Halloween: 5 Tips to Help Parents of Teens

How Will You Cope with the Stress?

Halloween. The day was fun when my children were small, but not when they were older. Maybe you enjoyed the day when your kids were young, too, but now … everything’s different. Your son used it for an excuse to go out and drink with his friends – or worse. Your daughter planned to sneak off and meet up with that boy you know is bad news or smoke pot with her friends while they’re out trick or treating.


Now you dread the night. If you’re child is a minor, you feel like you have to be the bad guy – again. Your child will treat you that way when you ask those annoying, oh-so-hard questions: “Who’s going with you? Where are you planning to go? You’re wearing that? When will you be home? Who is __________?”

Then there’s the oh-so-tough boundaries you have to remind them about – and enforce, even if you don’t feel like it: “No, you can’t go there.” “I’d rather you not be with them.” “No, you can’t ride in their car.”

You can do this … but you can’t do that. This isn’t the best idea … that sounds risky. “You need to work on making another plan, please.” Ugh.

Be sure your rules, expectations, and consequences are clear. Mutually understood. A good idea we found is to write them out and agree on what they are ahead of time.

It’s because we love our children that we do these things. We want to keep them safe. If only we could.

We do everything we can think of or that we’ve heard others have done. Sometimes it works. Other times it doesn’t. It’s a crap shoot.

Will something happen? Will your phone ring late in the night when they don’t come home on time? Could there be bad news on the other end? We never know.

An older, wiser parent once told me, “Our kids are so smart. One way or the other, if they want to badly enough, they’ll find a way to do that thing you’re trying so hard to protect them from.”
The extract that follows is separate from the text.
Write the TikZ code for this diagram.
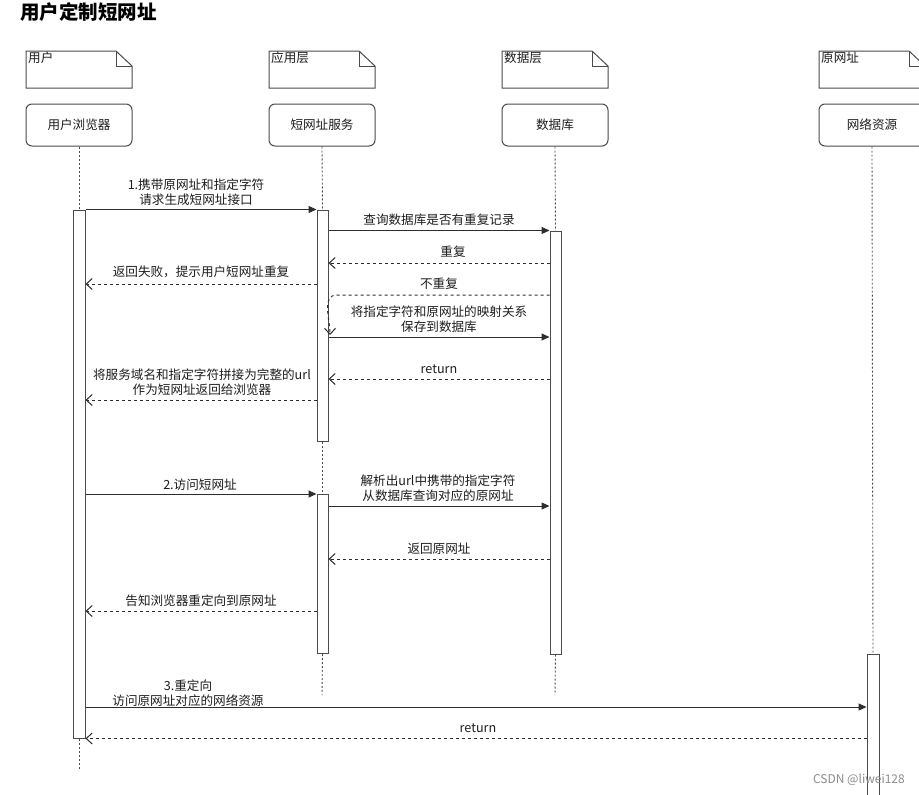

Thanks a lot. That’s not what I wanted to hear.

chaosHow will you cope with the stress of the evening and other similar nights? With the worry? The anxiety?

Here are 5 tips that helped me:

  1. Distractions. Distractions. Distractions.  Watch a lighthearted movie, go out on a date with your husband or with friends, read an uplifting book, work on a project, do some baking, clean or organize something – anything that will occupy your thoughts.
  2. Ask someone to pray with you. Maybe it’s your spouse or a friend. Let someone who cares about you and your child share the burden. We need each other.
  3. After you’ve set clear boundaries with consequences, surrender your child to God. Acknowledge that He’s in control. He’s with you and with them. He’ll give you what you need when you need it. You can trust Him.
  4. Do something to help you relax. When we worry, we tend to hold our breath or take shallow breaths. Take three slow, deep breaths, and release them. This can help you calm down. Go for a walk and pause to really look at the night sky. A warm bath or shower is soothing, too. Light candles, listen to music. Make it special.
  5. Focus on truth. Read favorite Bible passages you find comforting. I like the 23rd Psalm and Psalm 75:3, “When the earth and all its people quake, it is I who hold its pillars firm.”

If you dread Halloween, maybe something on this list will help. If you have suggestions to help other parents, please share them!







2 thoughts on “Halloween: 5 Tips to Help Parents of Teens

  1. I think – especially if you are like me and feel the need to control everything – accepting that some things are out of your hands can be very hard. I like this quote and think it is relevant: “Life is 10% what happens to you and 90% how you react to it.”

    • Yes, Nicole, you’re right. It is very hard for those of us who need to control (me, too!). Accepting that I had none was most difficult. And I really like that quote. Our attitude is everything. I remember a similar quote I heard from Mother Teresa: Our goal should be to shorten the time it takes us to respond well – to the unexpected and painful things that happen to us.